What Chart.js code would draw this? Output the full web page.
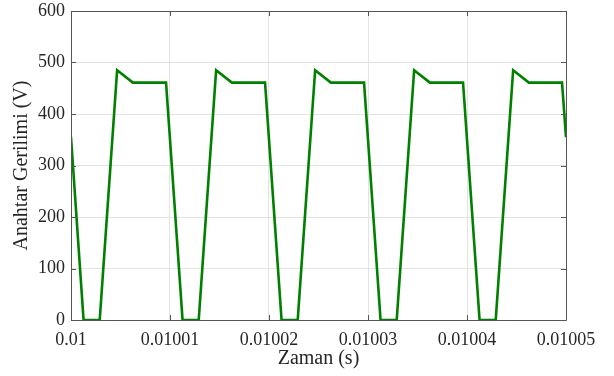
<!DOCTYPE html>
<html>
<head>
<meta charset="utf-8">
<script src="https://cdn.jsdelivr.net/npm/chart.js@4/dist/chart.umd.min.js"></script>
<style>
  html, body { margin: 0; padding: 0; background: #fff; }
  #wrap { width: 614px; height: 376px; position: relative; }
</style>
</head>
<body>
<div id="wrap"><canvas id="c" width="614" height="376"></canvas></div>
<script>
// Time (s) and switch voltage (V)
const timeS = [
  0.01,
  0.01000127, 0.0100029, 0.01000466, 0.01000625, 0.0100096,
  0.01001127, 0.0100129, 0.01001466, 0.01001625, 0.0100196,
  0.01002127, 0.0100229, 0.01002466, 0.01002625, 0.0100296,
  0.01003127, 0.0100329, 0.01003466, 0.01003625, 0.0100396,
  0.01004127, 0.0100429, 0.01004466, 0.01004625, 0.0100496,
  0.01005
];
const voltageV = [
  355,
  0, 0, 485, 461, 461,
  0, 0, 485, 461, 461,
  0, 0, 485, 461, 461,
  0, 0, 485, 461, 461,
  0, 0, 485, 461, 461,
  355
];
const xTickValues = [0.01, 0.01001, 0.01002, 0.01003, 0.01004, 0.01005];
const xTickLabels = ['0.01', '0.01001', '0.01002', '0.01003', '0.01004', '0.01005'];
const yTickValues = [0, 100, 200, 300, 400, 500, 600];
const yTickLabels = ['0', '100', '200', '300', '400', '500', '600'];
const xTitle = 'Zaman (s)';
const yTitle = 'Anahtar Gerilimi (V)';

const points = timeS.map((t, i) => ({ x: t, y: voltageV[i] }));

const boxPlugin = {
  id: 'box',
  afterDraw(chart) {
    const { ctx, chartArea: a, scales } = chart;
    ctx.save();
    ctx.strokeStyle = '#555';
    ctx.lineWidth = 1;
    ctx.beginPath();
    ctx.rect(Math.round(a.left) + 0.5, Math.round(a.top) + 0.5,
             Math.round(a.right - a.left), Math.round(a.bottom - a.top));
    ctx.stroke();
    const L = 5;
    ctx.beginPath();
    xTickValues.forEach(v => {
      const px = Math.round(scales.x.getPixelForValue(v)) + 0.5;
      ctx.moveTo(px, a.bottom); ctx.lineTo(px, a.bottom - L);
      ctx.moveTo(px, a.top); ctx.lineTo(px, a.top + L);
    });
    yTickValues.forEach(v => {
      const py = Math.round(scales.y.getPixelForValue(v)) + 0.5;
      ctx.moveTo(a.left, py); ctx.lineTo(a.left + L, py);
      ctx.moveTo(a.right, py); ctx.lineTo(a.right - L, py);
    });
    ctx.stroke();
    ctx.restore();
  }
};

new Chart(document.getElementById('c'), {
  type: 'line',
  data: {
    datasets: [{
      data: points,
      borderColor: '#008000',
      borderWidth: 2.6,
      pointRadius: 0,
      tension: 0,
      fill: false
    }]
  },
  options: {
    responsive: false,
    animation: false,
    layout: { padding: { top: 11, right: 48, left: 0, bottom: 0 } },
    plugins: { legend: { display: false }, tooltip: { enabled: false } },
    scales: {
      x: {
        type: 'linear',
        min: 0.01, max: 0.01005,
        afterBuildTicks(s) { s.ticks = xTickValues.map(v => ({ value: v })); },
        afterFit(s) { s.height = 56; s.paddingLeft = 0; s.paddingRight = 0; },
        ticks: {
          callback: (v, i) => xTickLabels[i],
          color: '#262626',
          font: { family: 'Liberation Serif', size: 18 },
          padding: 9,
          maxRotation: 0,
          autoSkip: false
        },
        grid: { color: '#e3e3e3', drawTicks: false },
        border: { display: false },
        title: {
          display: true, text: xTitle, color: '#262626',
          font: { family: 'Liberation Serif', size: 20 },
          padding: { top: 0, bottom: 5 }
        }
      },
      y: {
        min: 0, max: 600,
        afterBuildTicks(s) { s.ticks = yTickValues.map(v => ({ value: v })); },
        afterFit(s) { s.width = 71; s.paddingTop = 0; s.paddingBottom = 0; },
        ticks: {
          callback: (v, i) => yTickLabels[i],
          color: '#262626',
          font: { family: 'Liberation Serif', size: 18 },
          padding: 6
        },
        grid: { color: '#e3e3e3', drawTicks: false },
        border: { display: false },
        title: {
          display: true, text: yTitle, color: '#262626',
          font: { family: 'Liberation Serif', size: 20 },
          padding: { top: 10, bottom: 0 }
        }
      }
    }
  },
  plugins: [boxPlugin]
});
</script>
</body>
</html>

________________

Each line of the data should be quoted exactly, with pictures left out.

What Chart.js code would draw this? Output the full web page.
<!DOCTYPE html>
<html>
<head>
<meta charset="utf-8">
<script src="https://cdn.jsdelivr.net/npm/chart.js@4/dist/chart.umd.min.js"></script>
<style>
  html, body { margin: 0; padding: 0; background: #fff; }
  #wrap { width: 614px; height: 376px; position: relative; }
</style>
</head>
<body>
<div id="wrap"><canvas id="c" width="614" height="376"></canvas></div>
<script>
// Time (s) and switch voltage (V)
const timeS = [
  0.01,
  0.01000127, 0.0100029, 0.01000466, 0.01000625, 0.0100096,
  0.01001127, 0.0100129, 0.01001466, 0.01001625, 0.0100196,
  0.01002127, 0.0100229, 0.01002466, 0.01002625, 0.0100296,
  0.01003127, 0.0100329, 0.01003466, 0.01003625, 0.0100396,
  0.01004127, 0.0100429, 0.01004466, 0.01004625, 0.0100496,
  0.01005
];
const voltageV = [
  355,
  0, 0, 485, 461, 461,
  0, 0, 485, 461, 461,
  0, 0, 485, 461, 461,
  0, 0, 485, 461, 461,
  0, 0, 485, 461, 461,
  355
];
const xTickValues = [0.01, 0.01001, 0.01002, 0.01003, 0.01004, 0.01005];
const xTickLabels = ['0.01', '0.01001', '0.01002', '0.01003', '0.01004', '0.01005'];
const yTickValues = [0, 100, 200, 300, 400, 500, 600];
const yTickLabels = ['0', '100', '200', '300', '400', '500', '600'];
const xTitle = 'Zaman (s)';
const yTitle = 'Anahtar Gerilimi (V)';

const points = timeS.map((t, i) => ({ x: t, y: voltageV[i] }));

const boxPlugin = {
  id: 'box',
  afterDraw(chart) {
    const { ctx, chartArea: a, scales } = chart;
    ctx.save();
    ctx.strokeStyle = '#555';
    ctx.lineWidth = 1;
    ctx.beginPath();
    ctx.rect(Math.round(a.left) + 0.5, Math.round(a.top) + 0.5,
             Math.round(a.right - a.left), Math.round(a.bottom - a.top));
    ctx.stroke();
    const L = 5;
    ctx.beginPath();
    xTickValues.forEach(v => {
      const px = Math.round(scales.x.getPixelForValue(v)) + 0.5;
      ctx.moveTo(px, a.bottom); ctx.lineTo(px, a.bottom - L);
      ctx.moveTo(px, a.top); ctx.lineTo(px, a.top + L);
    });
    yTickValues.forEach(v => {
      const py = Math.round(scales.y.getPixelForValue(v)) + 0.5;
      ctx.moveTo(a.left, py); ctx.lineTo(a.left + L, py);
      ctx.moveTo(a.right, py); ctx.lineTo(a.right - L, py);
    });
    ctx.stroke();
    ctx.restore();
  }
};

new Chart(document.getElementById('c'), {
  type: 'line',
  data: {
    datasets: [{
      data: points,
      borderColor: '#008000',
      borderWidth: 2.6,
      pointRadius: 0,
      tension: 0,
      fill: false
    }]
  },
  options: {
    responsive: false,
    animation: false,
    layout: { padding: { top: 11, right: 48, left: 0, bottom: 0 } },
    plugins: { legend: { display: false }, tooltip: { enabled: false } },
    scales: {
      x: {
        type: 'linear',
        min: 0.01, max: 0.01005,
        afterBuildTicks(s) { s.ticks = xTickValues.map(v => ({ value: v })); },
        afterFit(s) { s.height = 56; s.paddingLeft = 0; s.paddingRight = 0; },
        ticks: {
          callback: (v, i) => xTickLabels[i],
          color: '#262626',
          font: { family: 'Liberation Serif', size: 18 },
          padding: 9,
          maxRotation: 0,
          autoSkip: false
        },
        grid: { color: '#e3e3e3', drawTicks: false },
        border: { display: false },
        title: {
          display: true, text: xTitle, color: '#262626',
          font: { family: 'Liberation Serif', size: 20 },
          padding: { top: 0, bottom: 5 }
        }
      },
      y: {
        min: 0, max: 600,
        afterBuildTicks(s) { s.ticks = yTickValues.map(v => ({ value: v })); },
        afterFit(s) { s.width = 71; s.paddingTop = 0; s.paddingBottom = 0; },
        ticks: {
          callback: (v, i) => yTickLabels[i],
          color: '#262626',
          font: { family: 'Liberation Serif', size: 18 },
          padding: 6
        },
        grid: { color: '#e3e3e3', drawTicks: false },
        border: { display: false },
        title: {
          display: true, text: yTitle, color: '#262626',
          font: { family: 'Liberation Serif', size: 20 },
          padding: { top: 10, bottom: 0 }
        }
      }
    }
  },
  plugins: [boxPlugin]
});
</script>
</body>
</html>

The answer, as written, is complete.